GEBSKI : Ik ben altijd wel bezig geweest met herinneringen die ik heb, van mensen waar ik op bezoek kom. Ik heb altijd mijn camera bij me. U ziet het hier ook, het zijn allemaal fragmenten, uit ons geheugen of misschien het collectief geheugen waardoor het werk een soort verzamelplaats wordt van allerlei herinneringen.

Door de gelaagdheid wordt het ook smoezelig, zoals de tijd die invreet.

GEBSKI : Het is een mentaal geheugen in feite, en daar ben ik altijd mee bezig geweest : met die gelaagdheid, die dubbelheid.

Het interieur en het ornament in het interieur zijn nadrukkelijk aanwezig.

GEBSKI : Zeker, omdat het plaatsen zijn waar ik ooit geweest ben, die voor mij van belang waren.

Van persoonlijk belang ?

GEBSKI : Niet alleen persoonlijk. Ook van horen zeggen : ?Ik ben daar geweest, en ik ben daar geweest?. Ik zoek die plaatsen dan op en probeer die voor mij een betekenis te geven. En soms hebben ze geen betekenis en dan gebruik ik ze niet.

Op welke plaats staan we hier ?

GEBSKI : Het is niet één fragment uit één ruimte, het zijn verschillende fragmenten. Fragmenten die jaren terug liggen, fragmenten die heel kortbij liggen.

De gevoelswaarde is dat alles in een staat van verval betrokken is.

GEBSKI : U zegt dat nu zo en ik kan daarin ook wel met u meegaan, maar op het moment dat het schilderij af is heb ik dat niet meer met het schilderij. Dan heeft het voor mij niet meer die gevoelswaarde. Ik merk alleen dat het voor de toeschouwer die gevoelswaarde wel heeft.
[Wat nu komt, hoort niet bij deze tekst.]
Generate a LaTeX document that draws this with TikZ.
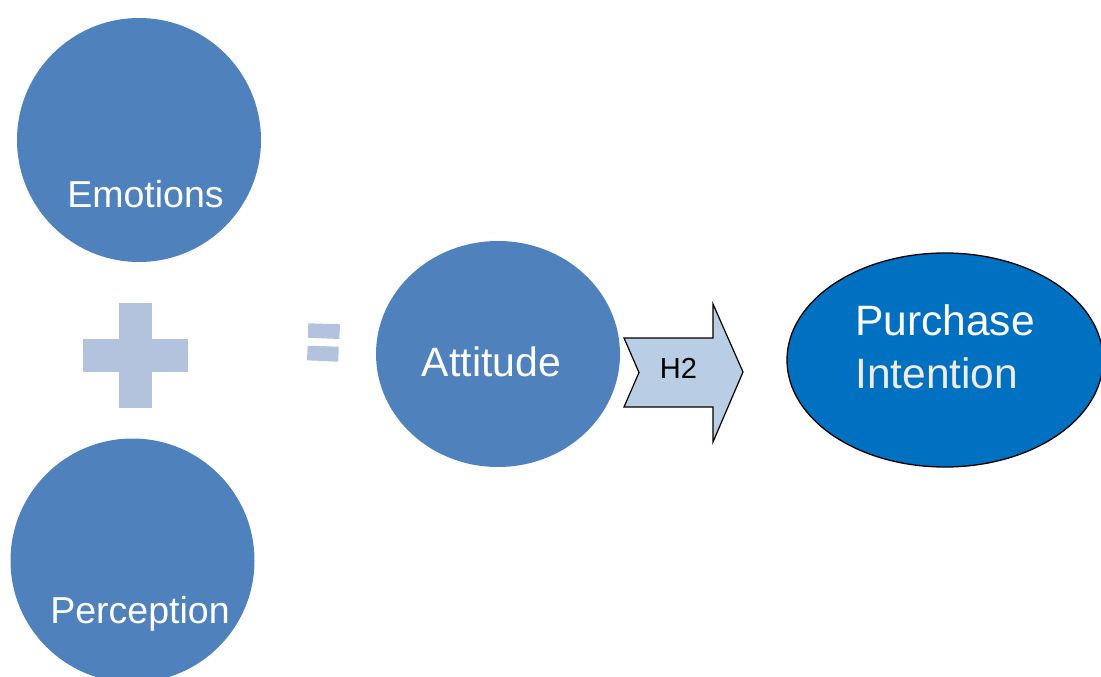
\documentclass[tikz,border=0pt]{standalone}
\usepackage{fontspec}
\setmainfont{Liberation Sans}
\usetikzlibrary{shapes.geometric}
\definecolor{cblue}{HTML}{4F81BD}
\definecolor{lightop}{HTML}{B3C3DD}
\definecolor{arrfill}{HTML}{B9CDE5}
\definecolor{pblue}{HTML}{0070C0}
\definecolor{cream}{HTML}{EEECE1}
\tikzset{
  bubble/.style={circle, fill=cblue, draw=none, minimum size=244pt, inner sep=0pt},
  bubtext/.style={text=white, inner sep=0pt, anchor=base, font=\fontsize{37.5}{45}\selectfont},
  opshape/.style={fill=lightop, draw=none},
}
\begin{document}
\begin{tikzpicture}[x=1pt,y=-1pt]
\useasboundingbox (0,0) rectangle (1101,677);
\clip (0,0) rectangle (1101,677);
% circles
\node[bubble] (emo) at (139,140) {};
\node[bubble] (per) at (132.5,560.5) {};
\node[ellipse, fill=cblue, minimum width=244pt, minimum height=226pt, inner sep=0pt] (att) at (498,354) {};
\node[ellipse, fill=pblue, draw=black, line width=1.3pt, minimum width=316pt, minimum height=214pt, inner sep=0pt] (pi) at (945,360) {};
% texts
\node[bubtext] (emot) at (145.5,207) {Emotions};
\node[bubtext] (pert) at (140,623) {Perception};
\node[bubtext, font=\fontsize{41}{49}\selectfont] (attt) at (491.5,376) {Attitude};
\node[text=white, inner sep=0pt, anchor=base west, font=\fontsize{42.5}{51}\selectfont] (pit1) at (855,335) {Purchase};
\node[text=cream, inner sep=0pt, anchor=base west, font=\fontsize{42.5}{51}\selectfont] (pit2) at (855,388) {Intention};
% plus
\fill[opshape] (119,303) rectangle (152,408);
\fill[opshape] (83,339) rectangle (188,372);
% equals
\fill[opshape] (308.3,323.3) -- (340,324.3) -- (339.3,339) -- (308,337.7) -- cycle;
\fill[opshape] (307.7,345.7) -- (338.7,346.7) -- (338.3,361.7) -- (307,360.3) -- cycle;
% arrow
\coordinate (a1) at (624,338);
\draw[fill=arrfill, line width=1.2pt, line join=miter] (a1) -- (713,338) -- (713,304) -- (743,372) -- (713,442) -- (713,407) -- (624,407) -- (639,372.5) -- cycle;
\node[inner sep=0pt, anchor=base, font=\fontsize{29}{35}\selectfont] (h2) at (678.5,378.5) {H2};
\end{tikzpicture}
\end{document}
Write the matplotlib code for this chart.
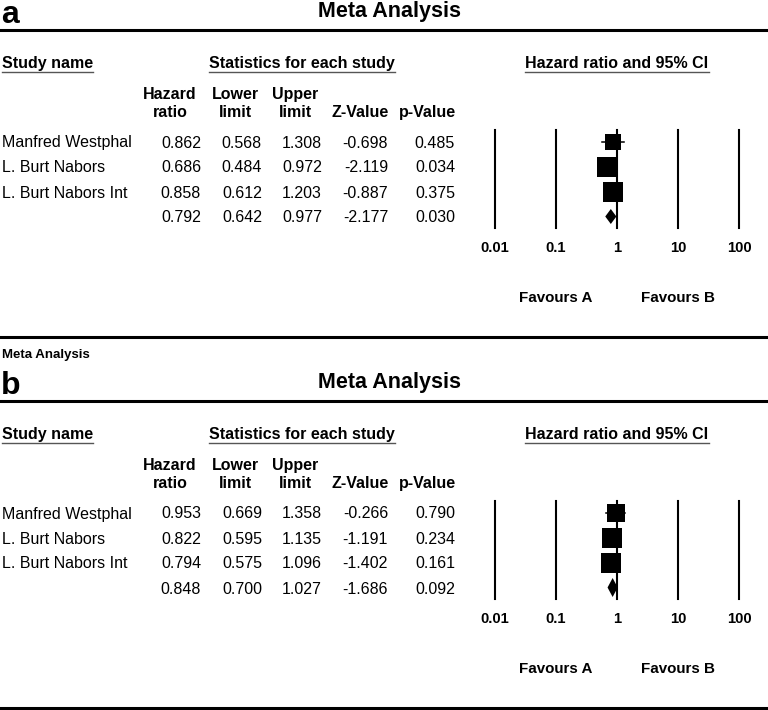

Zit er geen element van destructie in ?

GEBSKI : Waar we het daarnet over hadden : traditionele schilderkunst met een nieuwer, met een ander medium benaderd, waardoor eigenlijk ook een destructie van de echte oude schilderkunst plaatsvindt.

Dat denken over chemie…

GEBSKI : Dat denken over chemie is meer een bijzaak. Ik had toevallig met chemie te maken, ik moest me dat eigen maken. Ik kwam na een vakantie van twee weken eens in mijn atelier terug en er stond niets meer op de schilderijen, ze waren gewoon blank. Dat was vreselijk. Omdat ik mijn chemie niet goed toepaste.

Dan toch verval ?

GEBSKI : De chemie heeft in feite een verval in zich. Een vervaltijd die kan lopen tot enkele jaren. Het gekke bij deze werken is dat ze het verval wel inluiden maar niet doorzetten omdat het een eindstadium is in het proces, omdat het nu zouten zijn gaan worden. En die verkleuren niet meer. Het geeft de illusie dat het in verval is maar het is geen verval. Zoals een schilderij ook de illusie is. Als je er nog verder over nadenkt zou het ook weer zijn : dat de schilderkunst tot een halt, tot een stop geroepen is.

Jan Braet

De Rode Poort, tot 2.2.97, Citadelpark Gent.

Ed Gebski, Zonder Titel, 1996, acryl/AgNo, op linnen, 180 x 300 cm. : Het geeft de illusie dat het in verval is.